▶ [INSTRUCTIONS FOR THE TASK] Give every entry again, unchanged, and leave its images out.

▶ [DATA SHOWN]

- - - -

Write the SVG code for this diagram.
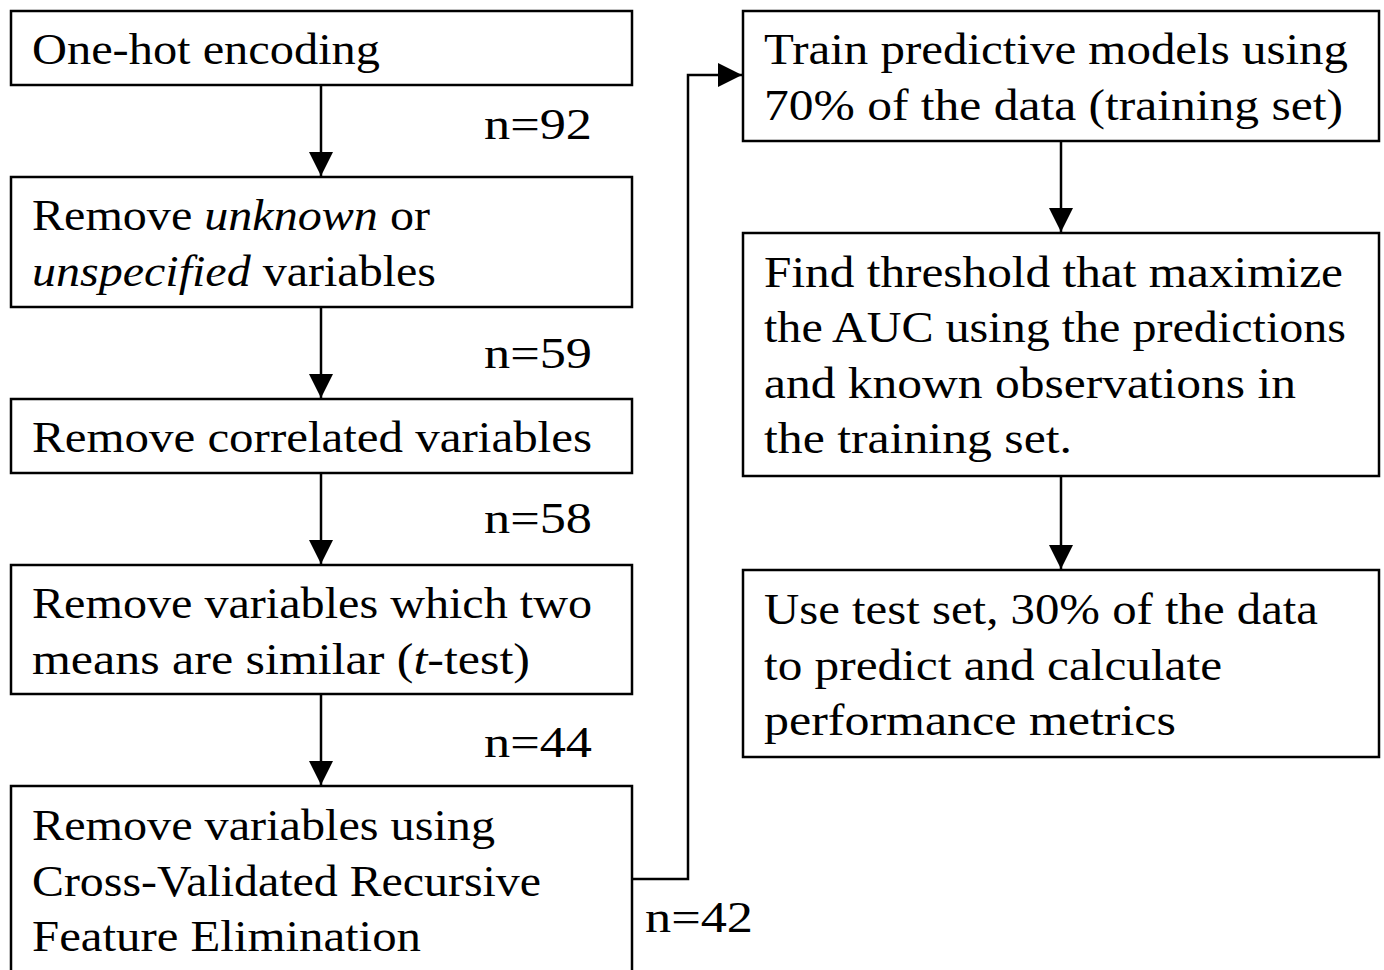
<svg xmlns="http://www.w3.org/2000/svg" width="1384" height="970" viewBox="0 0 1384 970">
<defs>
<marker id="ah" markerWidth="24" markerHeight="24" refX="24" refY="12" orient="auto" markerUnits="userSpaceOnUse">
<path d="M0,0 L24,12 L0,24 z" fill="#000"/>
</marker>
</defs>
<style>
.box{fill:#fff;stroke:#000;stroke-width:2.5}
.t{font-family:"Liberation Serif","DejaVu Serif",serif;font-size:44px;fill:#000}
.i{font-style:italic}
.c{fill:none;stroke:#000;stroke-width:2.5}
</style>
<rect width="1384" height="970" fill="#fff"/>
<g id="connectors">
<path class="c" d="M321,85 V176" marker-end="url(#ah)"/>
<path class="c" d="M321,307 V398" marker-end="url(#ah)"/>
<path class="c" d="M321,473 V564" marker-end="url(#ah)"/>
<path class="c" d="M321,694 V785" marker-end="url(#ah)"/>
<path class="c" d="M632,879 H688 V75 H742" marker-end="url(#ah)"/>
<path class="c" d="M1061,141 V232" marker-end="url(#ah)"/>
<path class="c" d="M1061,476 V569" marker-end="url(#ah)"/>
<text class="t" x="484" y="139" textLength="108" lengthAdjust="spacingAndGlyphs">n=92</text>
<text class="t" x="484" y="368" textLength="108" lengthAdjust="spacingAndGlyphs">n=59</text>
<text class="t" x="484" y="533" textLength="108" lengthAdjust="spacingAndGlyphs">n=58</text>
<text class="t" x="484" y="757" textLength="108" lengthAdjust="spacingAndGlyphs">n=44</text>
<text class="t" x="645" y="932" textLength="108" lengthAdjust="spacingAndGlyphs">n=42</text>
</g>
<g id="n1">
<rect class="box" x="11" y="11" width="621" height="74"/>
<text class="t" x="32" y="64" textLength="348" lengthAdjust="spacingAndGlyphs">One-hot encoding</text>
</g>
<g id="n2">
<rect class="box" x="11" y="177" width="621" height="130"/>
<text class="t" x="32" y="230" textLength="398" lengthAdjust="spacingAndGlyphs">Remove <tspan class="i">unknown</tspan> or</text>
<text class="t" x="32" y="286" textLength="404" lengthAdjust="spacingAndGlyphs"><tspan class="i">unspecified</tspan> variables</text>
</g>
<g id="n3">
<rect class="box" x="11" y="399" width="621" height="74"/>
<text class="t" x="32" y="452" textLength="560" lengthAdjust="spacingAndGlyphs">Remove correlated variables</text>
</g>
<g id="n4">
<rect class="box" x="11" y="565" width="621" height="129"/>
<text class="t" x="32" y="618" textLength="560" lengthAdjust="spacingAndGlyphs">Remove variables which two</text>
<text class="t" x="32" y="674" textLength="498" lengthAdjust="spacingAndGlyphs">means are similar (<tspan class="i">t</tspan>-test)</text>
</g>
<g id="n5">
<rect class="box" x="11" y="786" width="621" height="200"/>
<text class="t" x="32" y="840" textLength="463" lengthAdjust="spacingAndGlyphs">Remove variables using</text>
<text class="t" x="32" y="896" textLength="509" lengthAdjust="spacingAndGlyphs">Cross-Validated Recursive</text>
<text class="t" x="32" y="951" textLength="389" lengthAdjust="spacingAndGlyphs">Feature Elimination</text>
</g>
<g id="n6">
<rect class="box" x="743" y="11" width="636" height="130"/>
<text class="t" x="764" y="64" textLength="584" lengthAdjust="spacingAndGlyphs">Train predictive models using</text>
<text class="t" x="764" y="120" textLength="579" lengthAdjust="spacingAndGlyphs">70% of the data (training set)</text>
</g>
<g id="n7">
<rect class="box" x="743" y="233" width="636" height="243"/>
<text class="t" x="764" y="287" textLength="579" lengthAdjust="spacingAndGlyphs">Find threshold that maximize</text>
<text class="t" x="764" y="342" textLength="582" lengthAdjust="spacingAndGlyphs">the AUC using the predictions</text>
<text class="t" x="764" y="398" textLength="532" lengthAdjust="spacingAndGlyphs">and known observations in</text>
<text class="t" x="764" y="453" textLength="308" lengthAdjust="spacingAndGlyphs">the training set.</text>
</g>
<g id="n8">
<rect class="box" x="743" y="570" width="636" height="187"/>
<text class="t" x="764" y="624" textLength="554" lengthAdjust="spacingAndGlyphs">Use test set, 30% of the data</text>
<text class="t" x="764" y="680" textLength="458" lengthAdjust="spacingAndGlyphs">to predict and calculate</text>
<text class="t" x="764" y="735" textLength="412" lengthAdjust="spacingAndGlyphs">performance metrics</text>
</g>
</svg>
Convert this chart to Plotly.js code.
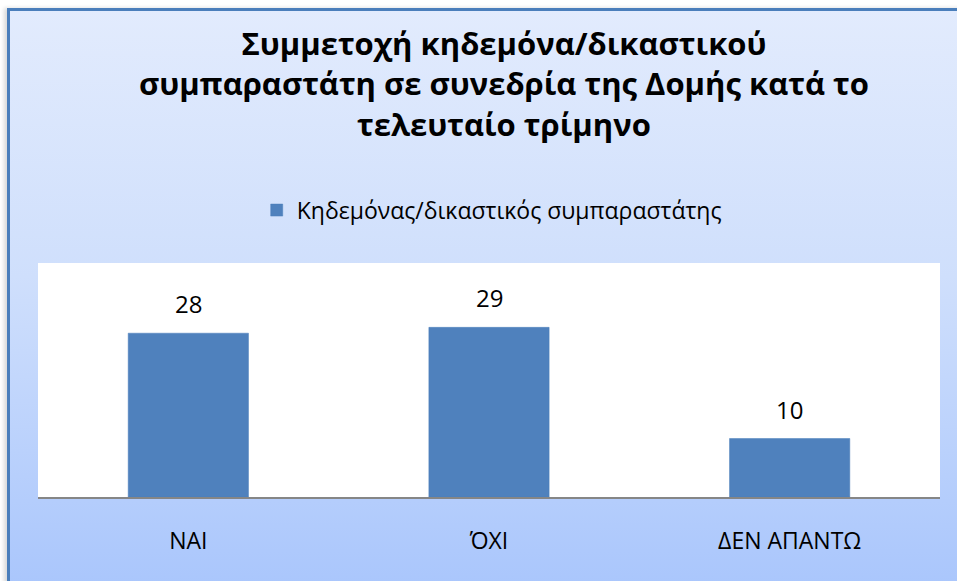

- - - -

▶ [WRITTEN ANSWER]
Write the SVG code for this diagram.
<svg xmlns="http://www.w3.org/2000/svg" width="1384" height="970" viewBox="0 0 1384 970">
<defs>
<marker id="ah" markerWidth="24" markerHeight="24" refX="24" refY="12" orient="auto" markerUnits="userSpaceOnUse">
<path d="M0,0 L24,12 L0,24 z" fill="#000"/>
</marker>
</defs>
<style>
.box{fill:#fff;stroke:#000;stroke-width:2.5}
.t{font-family:"Liberation Serif","DejaVu Serif",serif;font-size:44px;fill:#000}
.i{font-style:italic}
.c{fill:none;stroke:#000;stroke-width:2.5}
</style>
<rect width="1384" height="970" fill="#fff"/>
<g id="connectors">
<path class="c" d="M321,85 V176" marker-end="url(#ah)"/>
<path class="c" d="M321,307 V398" marker-end="url(#ah)"/>
<path class="c" d="M321,473 V564" marker-end="url(#ah)"/>
<path class="c" d="M321,694 V785" marker-end="url(#ah)"/>
<path class="c" d="M632,879 H688 V75 H742" marker-end="url(#ah)"/>
<path class="c" d="M1061,141 V232" marker-end="url(#ah)"/>
<path class="c" d="M1061,476 V569" marker-end="url(#ah)"/>
<text class="t" x="484" y="139" textLength="108" lengthAdjust="spacingAndGlyphs">n=92</text>
<text class="t" x="484" y="368" textLength="108" lengthAdjust="spacingAndGlyphs">n=59</text>
<text class="t" x="484" y="533" textLength="108" lengthAdjust="spacingAndGlyphs">n=58</text>
<text class="t" x="484" y="757" textLength="108" lengthAdjust="spacingAndGlyphs">n=44</text>
<text class="t" x="645" y="932" textLength="108" lengthAdjust="spacingAndGlyphs">n=42</text>
</g>
<g id="n1">
<rect class="box" x="11" y="11" width="621" height="74"/>
<text class="t" x="32" y="64" textLength="348" lengthAdjust="spacingAndGlyphs">One-hot encoding</text>
</g>
<g id="n2">
<rect class="box" x="11" y="177" width="621" height="130"/>
<text class="t" x="32" y="230" textLength="398" lengthAdjust="spacingAndGlyphs">Remove <tspan class="i">unknown</tspan> or</text>
<text class="t" x="32" y="286" textLength="404" lengthAdjust="spacingAndGlyphs"><tspan class="i">unspecified</tspan> variables</text>
</g>
<g id="n3">
<rect class="box" x="11" y="399" width="621" height="74"/>
<text class="t" x="32" y="452" textLength="560" lengthAdjust="spacingAndGlyphs">Remove correlated variables</text>
</g>
<g id="n4">
<rect class="box" x="11" y="565" width="621" height="129"/>
<text class="t" x="32" y="618" textLength="560" lengthAdjust="spacingAndGlyphs">Remove variables which two</text>
<text class="t" x="32" y="674" textLength="498" lengthAdjust="spacingAndGlyphs">means are similar (<tspan class="i">t</tspan>-test)</text>
</g>
<g id="n5">
<rect class="box" x="11" y="786" width="621" height="200"/>
<text class="t" x="32" y="840" textLength="463" lengthAdjust="spacingAndGlyphs">Remove variables using</text>
<text class="t" x="32" y="896" textLength="509" lengthAdjust="spacingAndGlyphs">Cross-Validated Recursive</text>
<text class="t" x="32" y="951" textLength="389" lengthAdjust="spacingAndGlyphs">Feature Elimination</text>
</g>
<g id="n6">
<rect class="box" x="743" y="11" width="636" height="130"/>
<text class="t" x="764" y="64" textLength="584" lengthAdjust="spacingAndGlyphs">Train predictive models using</text>
<text class="t" x="764" y="120" textLength="579" lengthAdjust="spacingAndGlyphs">70% of the data (training set)</text>
</g>
<g id="n7">
<rect class="box" x="743" y="233" width="636" height="243"/>
<text class="t" x="764" y="287" textLength="579" lengthAdjust="spacingAndGlyphs">Find threshold that maximize</text>
<text class="t" x="764" y="342" textLength="582" lengthAdjust="spacingAndGlyphs">the AUC using the predictions</text>
<text class="t" x="764" y="398" textLength="532" lengthAdjust="spacingAndGlyphs">and known observations in</text>
<text class="t" x="764" y="453" textLength="308" lengthAdjust="spacingAndGlyphs">the training set.</text>
</g>
<g id="n8">
<rect class="box" x="743" y="570" width="636" height="187"/>
<text class="t" x="764" y="624" textLength="554" lengthAdjust="spacingAndGlyphs">Use test set, 30% of the data</text>
<text class="t" x="764" y="680" textLength="458" lengthAdjust="spacingAndGlyphs">to predict and calculate</text>
<text class="t" x="764" y="735" textLength="412" lengthAdjust="spacingAndGlyphs">performance metrics</text>
</g>
</svg>
Convert this chart to Plotly.js code.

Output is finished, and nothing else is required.